# What the task asks:
Copy exactly, and only, the lines starting at the line with "Generate a Python" and ending at the line with "from matplotlib.patches import Rectangle". Leave every picture out of the copy.

# Records provided:
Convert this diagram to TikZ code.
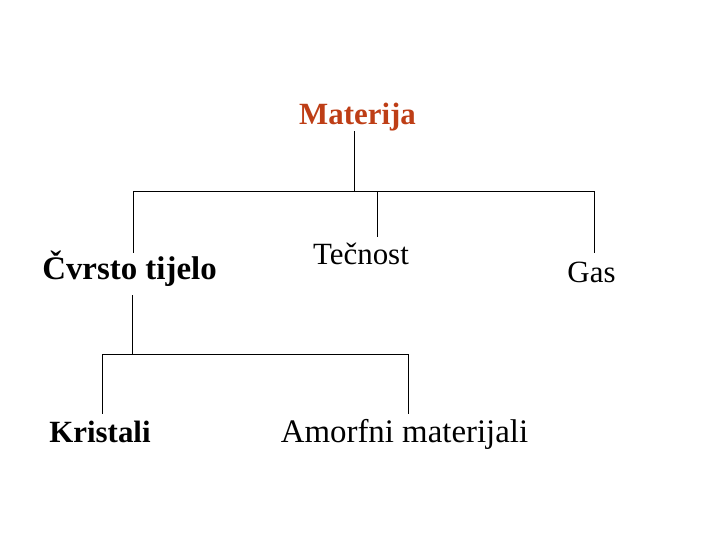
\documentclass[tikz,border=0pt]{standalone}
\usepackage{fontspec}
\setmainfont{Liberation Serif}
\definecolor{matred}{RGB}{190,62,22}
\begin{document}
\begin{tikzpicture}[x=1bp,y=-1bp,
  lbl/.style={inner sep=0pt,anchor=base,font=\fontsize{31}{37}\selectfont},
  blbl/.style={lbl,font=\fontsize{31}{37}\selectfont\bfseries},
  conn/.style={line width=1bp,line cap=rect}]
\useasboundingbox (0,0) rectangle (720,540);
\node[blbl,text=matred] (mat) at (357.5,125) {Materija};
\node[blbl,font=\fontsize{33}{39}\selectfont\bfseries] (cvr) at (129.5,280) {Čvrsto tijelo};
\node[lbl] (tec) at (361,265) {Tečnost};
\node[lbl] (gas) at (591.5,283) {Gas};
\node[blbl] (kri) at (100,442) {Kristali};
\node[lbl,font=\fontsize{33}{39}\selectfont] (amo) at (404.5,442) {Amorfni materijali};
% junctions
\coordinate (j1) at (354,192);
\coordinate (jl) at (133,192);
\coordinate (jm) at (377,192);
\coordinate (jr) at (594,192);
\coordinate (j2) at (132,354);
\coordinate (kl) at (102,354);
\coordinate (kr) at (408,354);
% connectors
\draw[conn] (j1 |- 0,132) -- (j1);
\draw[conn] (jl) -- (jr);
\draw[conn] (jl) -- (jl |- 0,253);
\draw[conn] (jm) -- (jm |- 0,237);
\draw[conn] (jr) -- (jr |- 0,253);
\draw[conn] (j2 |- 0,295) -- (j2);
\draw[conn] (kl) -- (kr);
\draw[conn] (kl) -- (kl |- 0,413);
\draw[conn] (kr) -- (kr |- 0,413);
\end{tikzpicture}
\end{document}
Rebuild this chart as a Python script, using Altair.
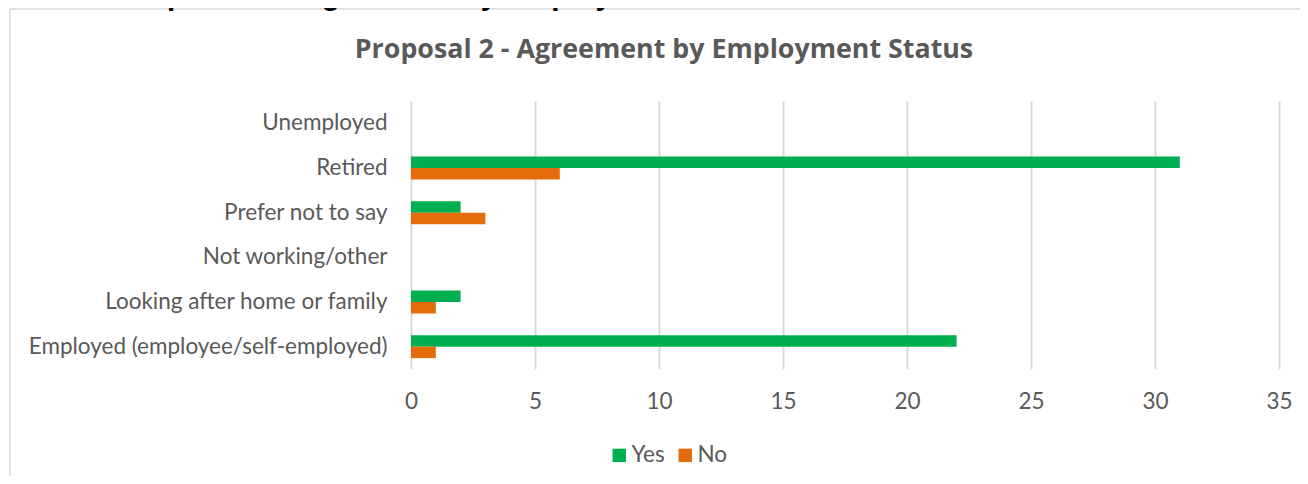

---

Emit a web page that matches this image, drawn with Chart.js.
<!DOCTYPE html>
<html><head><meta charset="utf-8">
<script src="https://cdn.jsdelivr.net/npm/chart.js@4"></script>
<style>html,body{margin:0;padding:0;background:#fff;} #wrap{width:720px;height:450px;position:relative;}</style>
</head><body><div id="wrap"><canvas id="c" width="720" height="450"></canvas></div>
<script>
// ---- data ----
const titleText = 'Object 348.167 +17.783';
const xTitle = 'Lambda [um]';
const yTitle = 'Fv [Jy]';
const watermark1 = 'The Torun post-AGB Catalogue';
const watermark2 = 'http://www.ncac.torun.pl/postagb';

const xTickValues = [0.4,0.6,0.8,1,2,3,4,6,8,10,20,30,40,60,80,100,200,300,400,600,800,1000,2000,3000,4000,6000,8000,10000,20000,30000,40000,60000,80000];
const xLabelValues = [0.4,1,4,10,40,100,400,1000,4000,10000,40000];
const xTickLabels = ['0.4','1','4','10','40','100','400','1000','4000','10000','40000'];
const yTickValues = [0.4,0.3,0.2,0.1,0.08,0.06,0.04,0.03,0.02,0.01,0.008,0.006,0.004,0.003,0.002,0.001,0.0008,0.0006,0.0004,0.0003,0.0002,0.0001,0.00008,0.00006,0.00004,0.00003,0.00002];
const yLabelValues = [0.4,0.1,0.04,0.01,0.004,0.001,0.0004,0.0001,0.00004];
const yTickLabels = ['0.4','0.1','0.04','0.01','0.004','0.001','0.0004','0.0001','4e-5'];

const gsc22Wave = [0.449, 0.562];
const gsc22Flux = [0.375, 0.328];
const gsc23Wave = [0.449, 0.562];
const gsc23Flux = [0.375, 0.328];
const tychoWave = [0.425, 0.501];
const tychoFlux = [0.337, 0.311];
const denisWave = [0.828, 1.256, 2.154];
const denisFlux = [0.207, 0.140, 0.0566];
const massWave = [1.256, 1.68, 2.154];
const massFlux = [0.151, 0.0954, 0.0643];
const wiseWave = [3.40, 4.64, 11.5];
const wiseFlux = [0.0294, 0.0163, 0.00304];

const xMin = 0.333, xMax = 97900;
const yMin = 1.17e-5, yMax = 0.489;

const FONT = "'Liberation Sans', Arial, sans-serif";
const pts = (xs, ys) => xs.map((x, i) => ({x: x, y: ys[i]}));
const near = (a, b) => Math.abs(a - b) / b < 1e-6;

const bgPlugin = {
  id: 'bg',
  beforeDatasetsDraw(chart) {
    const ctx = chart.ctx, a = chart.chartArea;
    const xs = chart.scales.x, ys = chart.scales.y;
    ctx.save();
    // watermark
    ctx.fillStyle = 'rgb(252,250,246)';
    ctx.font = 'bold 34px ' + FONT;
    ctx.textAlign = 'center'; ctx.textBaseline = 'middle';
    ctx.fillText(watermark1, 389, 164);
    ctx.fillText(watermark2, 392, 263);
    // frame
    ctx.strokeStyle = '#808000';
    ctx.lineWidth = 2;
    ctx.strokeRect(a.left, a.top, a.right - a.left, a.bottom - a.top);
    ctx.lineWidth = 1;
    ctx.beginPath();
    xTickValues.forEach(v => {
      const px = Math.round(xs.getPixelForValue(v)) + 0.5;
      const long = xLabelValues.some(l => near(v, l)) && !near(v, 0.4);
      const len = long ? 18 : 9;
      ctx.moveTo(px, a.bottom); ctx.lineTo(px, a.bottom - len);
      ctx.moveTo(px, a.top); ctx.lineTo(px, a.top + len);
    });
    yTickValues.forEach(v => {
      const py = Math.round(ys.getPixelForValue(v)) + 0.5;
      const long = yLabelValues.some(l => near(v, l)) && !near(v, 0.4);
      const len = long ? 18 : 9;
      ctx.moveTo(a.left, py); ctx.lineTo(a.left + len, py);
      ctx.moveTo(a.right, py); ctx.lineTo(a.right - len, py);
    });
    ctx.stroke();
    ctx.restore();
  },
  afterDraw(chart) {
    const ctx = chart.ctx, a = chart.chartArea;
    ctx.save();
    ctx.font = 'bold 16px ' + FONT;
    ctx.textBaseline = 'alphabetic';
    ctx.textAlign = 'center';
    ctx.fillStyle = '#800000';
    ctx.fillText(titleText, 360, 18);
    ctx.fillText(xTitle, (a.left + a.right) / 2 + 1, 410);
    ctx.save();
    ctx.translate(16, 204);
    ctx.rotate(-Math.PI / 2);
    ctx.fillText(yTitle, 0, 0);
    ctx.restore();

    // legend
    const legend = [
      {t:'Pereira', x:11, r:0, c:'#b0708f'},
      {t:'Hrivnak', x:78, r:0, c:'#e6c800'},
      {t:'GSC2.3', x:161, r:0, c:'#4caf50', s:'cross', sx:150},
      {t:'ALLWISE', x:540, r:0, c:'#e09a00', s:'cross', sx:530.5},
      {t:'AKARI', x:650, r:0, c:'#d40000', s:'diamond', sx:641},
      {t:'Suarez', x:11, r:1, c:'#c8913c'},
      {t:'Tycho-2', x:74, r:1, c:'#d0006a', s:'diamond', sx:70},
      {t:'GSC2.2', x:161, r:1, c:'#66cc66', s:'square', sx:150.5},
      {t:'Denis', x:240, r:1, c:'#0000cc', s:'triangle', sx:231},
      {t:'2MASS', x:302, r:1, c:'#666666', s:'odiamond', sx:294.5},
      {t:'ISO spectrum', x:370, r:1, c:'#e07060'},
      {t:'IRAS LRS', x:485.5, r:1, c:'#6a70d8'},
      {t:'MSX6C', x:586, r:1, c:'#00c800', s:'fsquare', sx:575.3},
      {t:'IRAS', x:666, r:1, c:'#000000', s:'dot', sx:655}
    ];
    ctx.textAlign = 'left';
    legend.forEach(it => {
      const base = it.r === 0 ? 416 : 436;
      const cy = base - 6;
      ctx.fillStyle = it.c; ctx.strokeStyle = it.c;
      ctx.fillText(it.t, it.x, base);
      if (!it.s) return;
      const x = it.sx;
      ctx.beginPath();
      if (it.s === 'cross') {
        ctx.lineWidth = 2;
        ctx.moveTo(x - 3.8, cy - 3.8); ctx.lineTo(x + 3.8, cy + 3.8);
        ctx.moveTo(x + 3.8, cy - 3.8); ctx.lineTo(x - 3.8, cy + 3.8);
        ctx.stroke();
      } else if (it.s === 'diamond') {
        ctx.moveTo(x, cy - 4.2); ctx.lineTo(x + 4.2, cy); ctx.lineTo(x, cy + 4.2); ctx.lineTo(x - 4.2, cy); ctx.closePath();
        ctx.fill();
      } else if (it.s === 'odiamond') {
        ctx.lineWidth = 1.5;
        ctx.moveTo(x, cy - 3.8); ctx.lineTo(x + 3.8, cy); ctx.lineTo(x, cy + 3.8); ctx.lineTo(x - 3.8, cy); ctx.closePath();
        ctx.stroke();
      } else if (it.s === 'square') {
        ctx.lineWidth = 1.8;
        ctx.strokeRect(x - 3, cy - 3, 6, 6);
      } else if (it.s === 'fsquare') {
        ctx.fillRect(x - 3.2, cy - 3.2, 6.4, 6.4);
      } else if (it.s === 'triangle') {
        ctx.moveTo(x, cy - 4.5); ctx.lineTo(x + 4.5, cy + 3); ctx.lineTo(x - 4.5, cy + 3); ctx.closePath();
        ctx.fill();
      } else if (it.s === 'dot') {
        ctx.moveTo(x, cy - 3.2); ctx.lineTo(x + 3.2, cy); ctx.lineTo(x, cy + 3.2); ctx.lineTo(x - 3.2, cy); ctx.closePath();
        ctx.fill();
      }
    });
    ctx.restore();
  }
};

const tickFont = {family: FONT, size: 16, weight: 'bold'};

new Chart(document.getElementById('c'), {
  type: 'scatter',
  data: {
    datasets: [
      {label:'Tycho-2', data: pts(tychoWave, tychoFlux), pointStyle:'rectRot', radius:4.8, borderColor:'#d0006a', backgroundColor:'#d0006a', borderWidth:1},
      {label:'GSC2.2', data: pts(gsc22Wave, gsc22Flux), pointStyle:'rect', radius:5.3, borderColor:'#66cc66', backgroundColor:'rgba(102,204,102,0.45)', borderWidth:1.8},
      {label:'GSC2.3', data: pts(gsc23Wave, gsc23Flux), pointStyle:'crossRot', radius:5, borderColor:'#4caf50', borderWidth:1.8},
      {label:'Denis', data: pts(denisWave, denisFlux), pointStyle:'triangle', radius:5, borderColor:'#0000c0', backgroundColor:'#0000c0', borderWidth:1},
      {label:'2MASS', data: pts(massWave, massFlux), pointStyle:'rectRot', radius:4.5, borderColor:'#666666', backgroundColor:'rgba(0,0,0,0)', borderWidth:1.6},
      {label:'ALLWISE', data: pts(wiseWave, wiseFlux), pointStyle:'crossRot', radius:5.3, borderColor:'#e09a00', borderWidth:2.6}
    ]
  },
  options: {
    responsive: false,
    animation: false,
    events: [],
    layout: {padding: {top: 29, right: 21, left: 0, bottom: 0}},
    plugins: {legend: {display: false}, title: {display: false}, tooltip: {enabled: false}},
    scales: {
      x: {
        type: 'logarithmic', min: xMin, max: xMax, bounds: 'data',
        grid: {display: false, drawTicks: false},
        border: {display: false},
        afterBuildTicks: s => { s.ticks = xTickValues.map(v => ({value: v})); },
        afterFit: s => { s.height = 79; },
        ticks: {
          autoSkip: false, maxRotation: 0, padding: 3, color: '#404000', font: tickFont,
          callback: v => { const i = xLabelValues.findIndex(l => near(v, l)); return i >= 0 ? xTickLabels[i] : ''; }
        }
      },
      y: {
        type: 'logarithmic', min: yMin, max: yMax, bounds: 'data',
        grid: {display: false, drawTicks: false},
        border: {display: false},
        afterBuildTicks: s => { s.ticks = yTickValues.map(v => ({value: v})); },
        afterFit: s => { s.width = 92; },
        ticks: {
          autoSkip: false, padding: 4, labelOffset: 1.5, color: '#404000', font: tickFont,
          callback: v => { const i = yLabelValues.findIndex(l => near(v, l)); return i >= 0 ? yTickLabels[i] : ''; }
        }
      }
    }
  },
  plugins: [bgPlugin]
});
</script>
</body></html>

---

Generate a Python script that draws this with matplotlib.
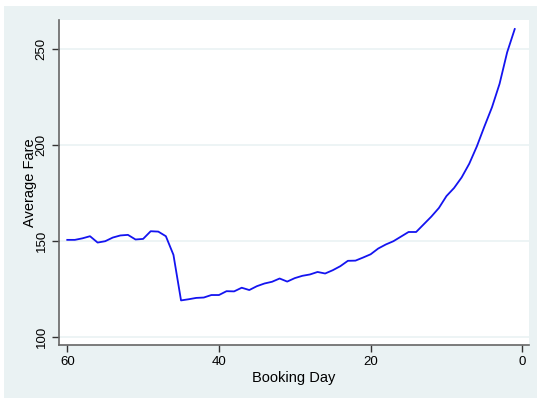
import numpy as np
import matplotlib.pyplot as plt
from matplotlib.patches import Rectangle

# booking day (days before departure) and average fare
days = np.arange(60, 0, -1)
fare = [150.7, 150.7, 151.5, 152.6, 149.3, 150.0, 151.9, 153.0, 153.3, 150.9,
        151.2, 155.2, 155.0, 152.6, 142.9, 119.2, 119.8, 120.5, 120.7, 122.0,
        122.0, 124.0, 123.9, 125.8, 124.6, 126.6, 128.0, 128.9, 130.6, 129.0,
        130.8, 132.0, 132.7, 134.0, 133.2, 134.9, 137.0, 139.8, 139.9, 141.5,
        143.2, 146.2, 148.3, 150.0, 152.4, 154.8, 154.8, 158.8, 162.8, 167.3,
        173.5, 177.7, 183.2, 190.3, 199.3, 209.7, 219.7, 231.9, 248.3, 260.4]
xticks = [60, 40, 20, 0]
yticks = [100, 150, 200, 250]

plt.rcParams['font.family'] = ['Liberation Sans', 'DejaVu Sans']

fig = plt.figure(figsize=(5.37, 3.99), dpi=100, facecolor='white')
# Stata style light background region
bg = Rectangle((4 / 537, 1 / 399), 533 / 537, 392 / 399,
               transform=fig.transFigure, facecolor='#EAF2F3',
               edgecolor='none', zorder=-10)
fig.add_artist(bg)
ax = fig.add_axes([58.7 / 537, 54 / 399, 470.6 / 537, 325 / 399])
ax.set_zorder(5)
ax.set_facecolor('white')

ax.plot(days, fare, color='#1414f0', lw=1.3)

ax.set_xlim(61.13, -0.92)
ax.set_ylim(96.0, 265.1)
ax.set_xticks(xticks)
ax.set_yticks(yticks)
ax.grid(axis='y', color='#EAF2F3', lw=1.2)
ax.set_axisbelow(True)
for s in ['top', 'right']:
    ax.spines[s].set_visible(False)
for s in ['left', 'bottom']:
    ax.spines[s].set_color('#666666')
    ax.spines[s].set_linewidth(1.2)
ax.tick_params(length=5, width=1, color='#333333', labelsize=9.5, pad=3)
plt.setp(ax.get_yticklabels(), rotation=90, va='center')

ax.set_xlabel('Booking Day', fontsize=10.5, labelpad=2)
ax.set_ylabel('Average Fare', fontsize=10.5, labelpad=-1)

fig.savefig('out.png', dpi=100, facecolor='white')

# Task answer:
Generate a Python script that draws this with matplotlib.
import numpy as np
import matplotlib.pyplot as plt
from matplotlib.patches import Rectangle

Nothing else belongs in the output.